Я вижу сходство между собой и Генри в том, что касается человеческих отношений. Я вижу, что мы оба способны причинять боль, когда любим, нас легко обмануть, мы оба всей душой хотим верить в Джун и в любой момент готовы подняться на ее защиту от ненависти окружающих. Генри говорит, что ему хочется избить Джун, но он никогда не посмеет. Это несбыточное желание — доминировать над тем, кто сильнее тебя. Об этом говорится в «Бюбю с Монпарнаса»: женщина подчиняется тому мужчине, который бьет ее, потому что он способен одновременно и защитить ее. Но если бить станет Генри, это будет несправедливо, он ведь не защитник для женщины. Он позволил, чтобы его защищали. Джун работала ради него, как мужчина, поэтому имеет право сказать: «Я любила его, как ребенка». И это ослабляет ее страсть. Генри позволил ей почувствовать свою силу. Уже ничего нельзя изменить, потому что оба они осознали ситуацию. Всю жизнь Генри будет утверждать свою мужественность, используя разрушительную силу и ненависть в работе, но каждый раз при появлении Джун станет склонять голову. Теперь им движет только ненависть. «Жизнь отвратительна, она грязна!» — кричит он и целует меня. Я просыпаюсь. Я проспала добрую сотню лет, и вместо полога над моей кроватью висела паутина галлюцинаций. Но мужчина, склонившийся над моей кроватью, нежен. Он ничего не пишет о нашей любви, даже не пытается сорвать паутину. Как ему убедить меня, что мир отвратителен? «Я не ангел. Ты видела меня только с лучшей стороны, но подожди…»

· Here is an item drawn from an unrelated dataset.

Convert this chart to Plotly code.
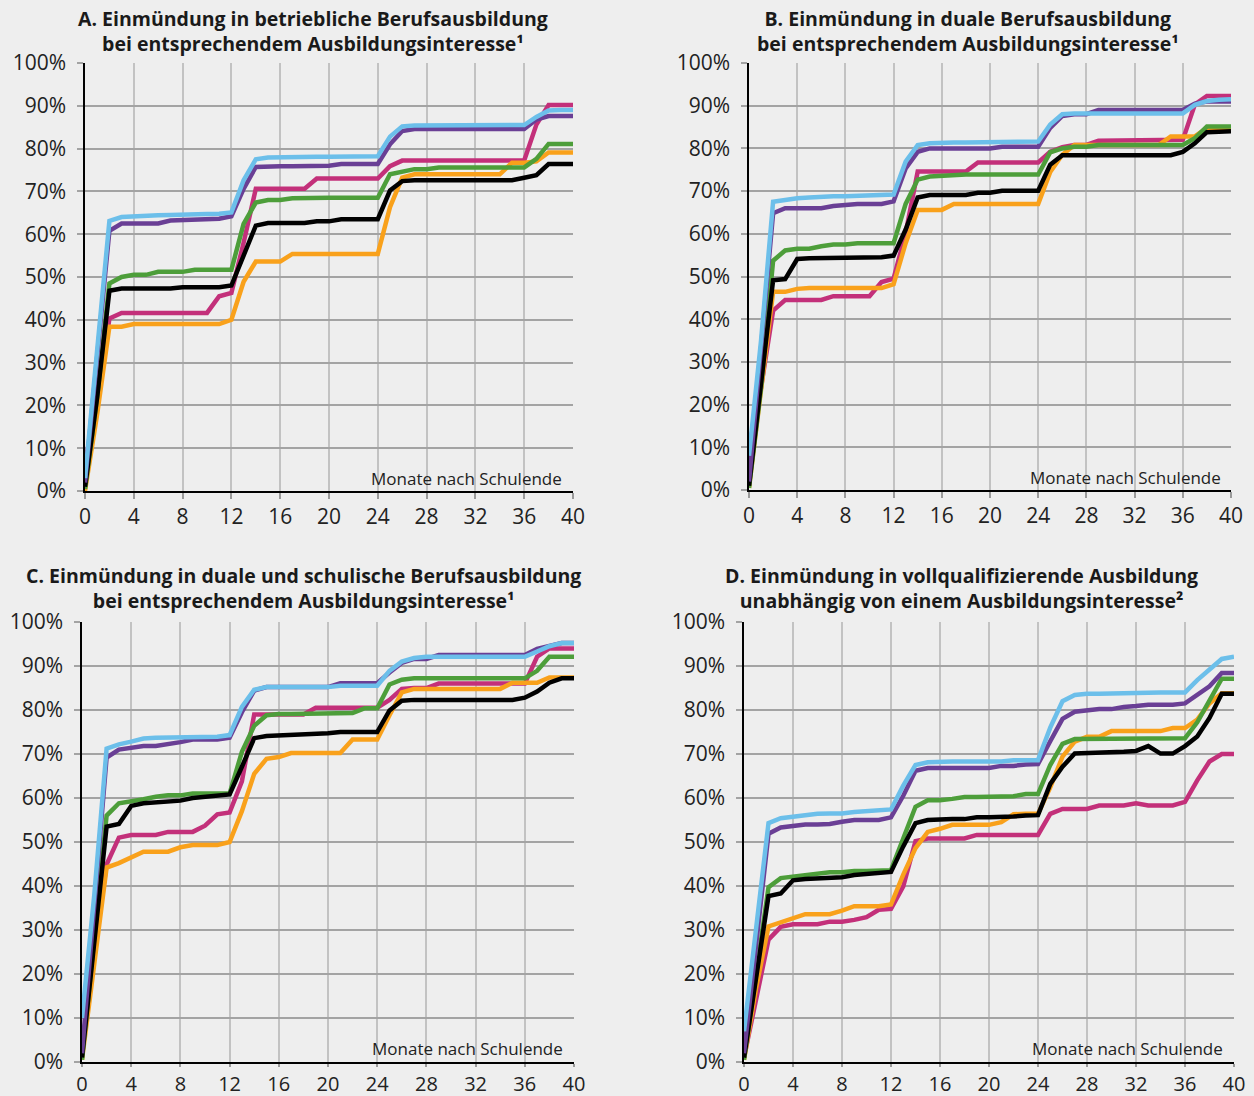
import plotly.graph_objects as go

months = list(range(41))
x_ticks = list(range(0, 41, 4))
y_ticks = list(range(0, 101, 10))
y_tick_labels = [f"{v}%" for v in y_ticks]

# ---------- Panel A ----------
A_blue = [3, 33, 63.1, 64.0, 64.2, 64.4, 64.4, 64.5, 64.5, 64.7, 64.7, 64.8, 65.1, 72.6, 77.5, 77.9, 78.0, 78.1, 78.1, 78.1, 78.1,
          78.1, 78.2, 78.2, 78.2, 82.8, 85.2, 85.4, 85.4, 85.4, 85.4, 85.4, 85.5, 85.5, 85.5, 85.5, 85.5, 87.4, 88.9, 89.0, 89.0]
A_purple = [2, 31, 60.8, 62.5, 62.5, 62.5, 62.5, 63.2, 63.3, 63.6, 63.6, 63.6, 64.2, 70.6, 75.7, 75.9, 75.9, 75.9, 75.9, 75.9, 76.0,
            76.4, 76.4, 76.4, 76.4, 81.0, 84.1, 84.6, 84.6, 84.6, 84.6, 84.6, 84.6, 84.6, 84.6, 84.6, 84.6, 86.8, 87.6, 87.6, 87.6]
A_pink = [7, 20, 40.3, 41.6, 41.6, 41.6, 41.6, 41.6, 41.6, 41.6, 41.6, 45.5, 46.3, 58.0, 70.6, 70.6, 70.6, 70.6, 70.6, 73.0, 73.0,
          73.0, 73.0, 73.0, 73.0, 75.9, 77.2, 77.2, 77.2, 77.2, 77.2, 77.2, 77.2, 77.2, 77.2, 77.2, 77.2, 85.6, 90.2, 90.2, 90.2]
A_green = [0.5, 22, 48.5, 50.0, 50.5, 50.5, 51.2, 51.2, 51.2, 51.7, 51.7, 51.7, 51.7, 62.4, 67.4, 68.0, 68.0, 68.4, 68.5, 68.5, 68.5,
           68.5, 68.5, 68.5, 68.5, 74.0, 74.6, 75.2, 75.2, 75.6, 75.6, 75.6, 75.6, 75.6, 75.6, 75.6, 75.6, 77.6, 81.1, 81.1, 81.1]
A_black = [1, 22, 46.8, 47.3, 47.3, 47.3, 47.3, 47.3, 47.6, 47.6, 47.6, 47.6, 48.0, 55.2, 62.0, 62.6, 62.6, 62.6, 62.6, 63.0, 63.0,
           63.5, 63.5, 63.5, 63.5, 70.2, 72.4, 72.6, 72.6, 72.6, 72.6, 72.6, 72.6, 72.6, 72.6, 72.6, 73.2, 73.8, 76.4, 76.4, 76.4]
A_orange = [0, 18, 38.4, 38.4, 39.0, 39.0, 39.0, 39.0, 39.0, 39.0, 39.0, 39.0, 40.0, 48.9, 53.6, 53.6, 53.6, 55.4, 55.4, 55.4, 55.4,
            55.4, 55.4, 55.4, 55.4, 66.3, 73.2, 74.0, 74.0, 74.0, 74.0, 74.0, 74.0, 74.0, 74.0, 76.7, 76.7, 77.0, 79.1, 79.1, 79.1]

# ---------- Panel B ----------
B_blue = [8, 35, 67.5, 68.0, 68.3, 68.5, 68.7, 68.8, 68.8, 68.9, 68.9, 68.9, 69.2, 76.9, 80.8, 81.2, 81.4, 81.4, 81.4, 81.4, 81.4,
          81.6, 81.6, 81.6, 81.6, 85.6, 88.0, 88.2, 88.2, 88.2, 88.2, 88.2, 88.2, 88.2, 88.2, 88.2, 88.2, 90.2, 91.1, 91.4, 91.5]
B_purple = [2, 33, 64.8, 66.0, 66.0, 66.0, 66.0, 66.5, 66.8, 67.0, 67.0, 67.0, 67.6, 75.3, 79.2, 80.0, 80.0, 80.0, 80.0, 80.0, 80.0,
            80.4, 80.4, 80.4, 80.4, 84.8, 87.6, 88.0, 88.0, 89.0, 89.0, 89.0, 89.0, 89.0, 89.0, 89.0, 89.0, 90.5, 91.0, 91.0, 91.0]
B_pink = [10, 24, 42.0, 44.5, 44.5, 44.5, 44.5, 45.4, 45.4, 45.4, 45.4, 48.7, 49.5, 60.2, 74.6, 74.6, 74.6, 74.6, 74.6, 76.7, 76.7,
          76.7, 76.7, 76.7, 76.7, 79.2, 80.3, 80.8, 80.8, 81.8, 81.8, 81.8, 81.8, 81.8, 81.8, 81.8, 82.0, 90.3, 92.3, 92.3, 92.3]
B_green = [0.5, 24, 53.7, 56.1, 56.5, 56.5, 57.1, 57.5, 57.5, 57.8, 57.8, 57.8, 57.8, 67.0, 72.7, 73.4, 73.6, 73.9, 73.9, 73.9, 73.9,
           73.9, 73.9, 73.9, 73.9, 79.1, 80.0, 80.4, 80.4, 80.8, 80.8, 80.8, 80.8, 80.8, 80.8, 80.8, 80.8, 82.4, 85.1, 85.1, 85.1]
B_black = [1, 25, 49.1, 49.4, 54.1, 54.3, 54.3, 54.3, 54.5, 54.5, 54.5, 54.5, 54.9, 61.0, 68.5, 69.1, 69.1, 69.1, 69.1, 69.6, 69.6,
           70.1, 70.1, 70.1, 70.1, 76.2, 78.4, 78.4, 78.4, 78.4, 78.4, 78.4, 78.4, 78.4, 78.4, 78.4, 79.2, 81.2, 83.8, 84.0, 84.0]
B_orange = [0.5, 23, 46.4, 46.4, 47.1, 47.3, 47.3, 47.3, 47.3, 47.3, 47.3, 47.3, 48.2, 57.8, 65.6, 65.6, 65.6, 67.0, 67.0, 67.0, 67.0,
            67.0, 67.0, 67.0, 67.0, 74.5, 78.5, 80.8, 80.8, 80.8, 80.8, 80.8, 80.8, 80.8, 80.8, 82.8, 82.8, 82.8, 84.8, 84.8, 84.8]

# ---------- Panel C ----------
C_blue = [10, 38, 71.2, 72.2, 72.8, 73.5, 73.7, 73.7, 73.7, 73.9, 73.9, 73.9, 74.3, 80.7, 84.6, 85.2, 85.2, 85.2, 85.2, 85.2, 85.2,
          85.5, 85.5, 85.5, 85.5, 88.9, 91.0, 91.8, 92.1, 92.1, 92.1, 92.1, 92.1, 92.1, 92.1, 92.1, 92.1, 93.3, 94.5, 95.2, 95.2]
C_purple = [2, 36, 69.2, 71.0, 71.5, 71.8, 71.8, 72.2, 72.7, 73.3, 73.3, 73.3, 73.7, 79.5, 84.4, 85.2, 85.2, 85.2, 85.2, 85.2, 85.2,
            86.1, 86.1, 86.1, 86.1, 88.5, 90.7, 91.6, 91.6, 92.5, 92.5, 92.5, 92.5, 92.5, 92.5, 92.5, 92.5, 93.9, 94.6, 95.2, 95.2]
C_pink = [3, 25, 44.9, 51.0, 51.6, 51.6, 51.6, 52.3, 52.3, 52.3, 53.7, 56.3, 56.7, 63.8, 79.0, 79.0, 79.0, 79.0, 79.0, 80.5, 80.5,
          80.5, 80.5, 80.5, 80.5, 82.3, 84.8, 85.0, 85.0, 86.0, 86.0, 86.0, 86.0, 86.0, 86.0, 86.0, 86.0, 92.1, 94.0, 94.0, 94.0]
C_green = [0.5, 28, 56.0, 58.8, 59.2, 59.7, 60.3, 60.6, 60.6, 61.0, 61.0, 61.0, 61.0, 70.5, 76.4, 78.8, 79.1, 79.1, 79.1, 79.1, 79.1,
           79.3, 79.3, 80.4, 80.4, 85.8, 86.9, 87.2, 87.2, 87.2, 87.2, 87.2, 87.2, 87.2, 87.2, 87.2, 87.2, 88.9, 92.1, 92.1, 92.1]
C_black = [1, 27, 53.5, 54.1, 58.2, 58.8, 59.0, 59.0, 59.4, 60.0, 60.3, 60.5, 60.8, 67.1, 73.6, 74.1, 74.2, 74.3, 74.4, 74.6, 74.7,
           75.0, 75.0, 75.0, 75.0, 79.9, 82.1, 82.3, 82.3, 82.3, 82.3, 82.3, 82.3, 82.3, 82.3, 82.3, 82.8, 84.2, 86.2, 87.2, 87.2]
C_orange = [0.5, 22, 44.2, 45.2, 46.6, 47.8, 47.8, 47.8, 48.8, 49.3, 49.3, 49.3, 50.0, 57.0, 65.5, 68.9, 69.3, 70.2, 70.2, 70.2, 70.2,
            70.2, 73.3, 73.3, 73.3, 78.8, 84.0, 84.8, 84.8, 84.8, 84.8, 84.8, 84.8, 84.8, 84.8, 86.2, 86.2, 86.2, 87.4, 87.4, 87.4]

# ---------- Panel D ----------
D_blue = [7, 30, 54.3, 55.4, 55.8, 56.1, 56.4, 56.5, 56.5, 56.8, 57.0, 57.1, 57.4, 62.8, 67.5, 68.1, 68.3, 68.3, 68.3, 68.3, 68.3,
          68.3, 68.6, 68.6, 68.6, 76.0, 82.0, 83.4, 83.7, 83.7, 83.8, 83.8, 83.9, 83.9, 84.0, 84.0, 84.0, 86.8, 89.3, 91.6, 92.1]
D_purple = [2, 28, 51.9, 53.3, 53.7, 54.0, 54.0, 54.1, 54.6, 55.0, 55.0, 55.0, 55.6, 60.5, 66.2, 66.8, 66.8, 66.8, 66.8, 66.8, 66.8,
            67.3, 67.3, 67.6, 67.7, 72.9, 78.0, 79.6, 79.9, 80.2, 80.2, 80.7, 80.9, 81.2, 81.2, 81.2, 81.5, 83.4, 85.4, 88.4, 88.4]
D_pink = [1, 14, 27.8, 30.7, 31.3, 31.3, 31.3, 31.9, 31.9, 32.3, 32.9, 34.6, 34.8, 39.9, 50.2, 50.8, 50.8, 50.8, 50.8, 51.6, 51.6,
          51.6, 51.6, 51.6, 51.6, 56.4, 57.5, 57.5, 57.5, 58.3, 58.3, 58.3, 58.8, 58.3, 58.3, 58.3, 59.1, 64.0, 68.3, 70.0, 70.0]
D_green = [0.5, 20, 39.7, 41.8, 42.1, 42.4, 42.8, 43.1, 43.1, 43.4, 43.4, 43.4, 43.6, 50.8, 58.0, 59.5, 59.5, 59.8, 60.2, 60.2, 60.2,
           60.2, 60.4, 60.9, 60.9, 67.5, 72.3, 73.4, 73.4, 73.4, 73.4, 73.4, 73.4, 73.4, 73.6, 73.6, 73.6, 77.2, 82.3, 87.1, 87.1]
D_black = [1, 19, 37.7, 38.3, 41.3, 41.6, 41.8, 41.8, 42.0, 42.5, 42.7, 42.8, 43.2, 49.0, 54.3, 55.0, 55.2, 55.2, 55.2, 55.6, 55.6,
           55.6, 55.8, 56.0, 56.1, 63.2, 67.1, 70.1, 70.2, 70.2, 70.2, 70.5, 70.7, 71.8, 70.1, 70.1, 71.8, 74.0, 78.2, 83.7, 83.7]
D_orange = [0.5, 17, 30.8, 31.7, 32.8, 33.6, 33.6, 33.6, 34.4, 35.4, 35.4, 35.4, 35.8, 42.6, 48.6, 52.3, 53.0, 53.9, 53.9, 53.9, 53.9,
            54.5, 56.3, 56.4, 56.4, 62.4, 69.4, 72.8, 73.9, 73.9, 75.2, 75.2, 75.2, 75.2, 75.2, 75.9, 75.9, 77.8, 81.5, 83.8, 83.8]

titles = [
    ("A. Einmündung in betriebliche Berufsausbildung", "bei entsprechendem Ausbildungsinteresse¹"),
    ("B. Einmündung in duale Berufsausbildung", "bei entsprechendem Ausbildungsinteresse¹"),
    ("C. Einmündung in duale und schulische Berufsausbildung", "bei entsprechendem Ausbildungsinteresse¹"),
    ("D. Einmündung in vollqualifizierende Ausbildung", "unabhängig von einem Ausbildungsinteresse²"),
]
axis_label = "Monate nach Schulende"

panels = [
    dict(pink=A_pink, orange=A_orange, green=A_green, black=A_black, purple=A_purple, blue=A_blue),
    dict(pink=B_pink, orange=B_orange, green=B_green, black=B_black, purple=B_purple, blue=B_blue),
    dict(pink=C_pink, orange=C_orange, green=C_green, black=C_black, purple=C_purple, blue=C_blue),
    dict(pink=D_pink, orange=D_orange, green=D_green, black=D_black, purple=D_purple, blue=D_blue),
]
colors = dict(pink="#C3307A", orange="#F9A11B", green="#4D9E3A", black="#000000",
              purple="#6A3F95", blue="#6CBFEA")

W, H = 1254, 1096
# plot-area pixel boxes: (x0, x1, ytop, ybottom)
boxes = [(85, 573, 63, 491), (749, 1231, 63, 490), (82, 574, 622, 1062), (744, 1234, 622, 1062)]
title_pos = [(313, 30.5), (968, 30.5), (303, 587.5), (961, 587.5)]

fig = go.Figure()
layout = dict(width=W, height=H, autosize=False, margin=dict(l=0, r=0, t=0, b=0, pad=0, autoexpand=False),
              paper_bgcolor="#EEEEEE", plot_bgcolor="#EEEEEE", showlegend=False,
              font=dict(family="Open Sans", color="#222222"))
annotations = []
for i, (box, data) in enumerate(zip(boxes, panels)):
    n = "" if i == 0 else str(i + 1)
    bottom_row = i >= 2
    x0, x1, yt, yb = box
    xd = [x0 / W, x1 / W]
    yd = [1 - yb / H, 1 - yt / H]
    layout["xaxis" + n] = dict(domain=xd, anchor="y" + n, range=[0, 40], tickvals=x_ticks,
                               showgrid=True, gridcolor="#C2C2C2", gridwidth=1.5,
                               showline=True, linecolor="#000000", linewidth=1.5,
                               ticks="outside", ticklen=3 if bottom_row else 6,
                               tickcolor="#9A9A9A", tickwidth=1.5,
                               tickfont=dict(size=20 if bottom_row else 21, color="#222222"), zeroline=False,
                               automargin=False, fixedrange=True)
    layout["yaxis" + n] = dict(domain=yd, anchor="x" + n, range=[0, 100], tickvals=y_ticks,
                               ticktext=y_tick_labels, showgrid=True, gridcolor="#A3A3A3", gridwidth=2,
                               showline=True, linecolor="#000000", linewidth=1.5,
                               ticks="outside", ticklen=6, tickcolor="#A3A3A3", tickwidth=2,
                               ticklabelstandoff=7,
                               tickfont=dict(size=21, color="#222222"), zeroline=False,
                               automargin=False, fixedrange=True)
    for key in ["pink", "orange", "green", "black", "purple", "blue"]:
        fig.add_trace(go.Scatter(x=months, y=data[key], mode="lines", xaxis="x" + n, yaxis="y" + n,
                                 line=dict(color=colors[key], width=4.5), hoverinfo="skip"))
    annotations.append(dict(x=39.3, y=3.0, xref="x" + n, yref="y" + n, text=axis_label,
                            showarrow=False, xanchor="right", yanchor="middle",
                            font=dict(size=17, color="#222222")))
    tx, ty = title_pos[i]
    annotations.append(dict(x=tx / W, y=1 - ty / H, xref="paper", yref="paper",
                            text="<b>" + titles[i][0] + "</b><br><b>" + titles[i][1] + "</b>",
                            showarrow=False, xanchor="center", yanchor="middle", align="center",
                            font=dict(size=19.5, color="#1A1A1A")))
layout["annotations"] = annotations
fig.update_layout(**layout)
fig.write_html("out.html", config={"displayModeBar": False},
               post_script="document.body.style.margin='0';document.body.style.overflow='hidden';document.body.style.background='#EEEEEE';")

Я мечтала, как прочитаю свои записи Генри, прочту все, что я написала о нем. И засмеялась сама над собой, будто наяву услышав голос Генри: «Как странно… Почему в тебе так много благодарности?» Я не могла объяснить, пока не прочла то, что Фред написал о Генри: «Бедный мой Генри, мне жаль тебя. В тебе нет благодарности, потому что нет и любви. Чтобы быть благодарным, человек должен сначала научиться любить».
Слова Фреда, наложившиеся на то, что я написала о ненависти Генри, задели меня за живое. Верю ли я в них сама? Неужели это и есть объяснение, неужели в своем романе он так безжалостно нападает на Беатрис, свою первую жену, именно потому, что не умеет любить? Нет, я не права: люди должны бороться, должны ненавидеть друг друга, эта ненависть оправданна и даже прекрасна. Но я допускаю, что любовь действительно существует, а ведь она — оборотная сторона ненависти.
Я постоянно оговариваюсь и в разговоре с Хьюго то и дело называю Генри Джоном. Между ними нет никакого сходства, и я не могу объяснить, как действует мое подсознание.
— Послушай, — говорю я Генри, — не оставляй меня за бортом своей книги, возьми меня туда. А потом посмотрим, что случится. У меня огромные ожидания.
— Перестань, — отвечает Генри, — Фред написал о тебе три восхитительные страницы. Он тобой восторгается, просто обожает тебя. Я завидую этим трем страницам. Мне жаль, что не я их написал.
— Еще напишешь, — убежденно говорю я.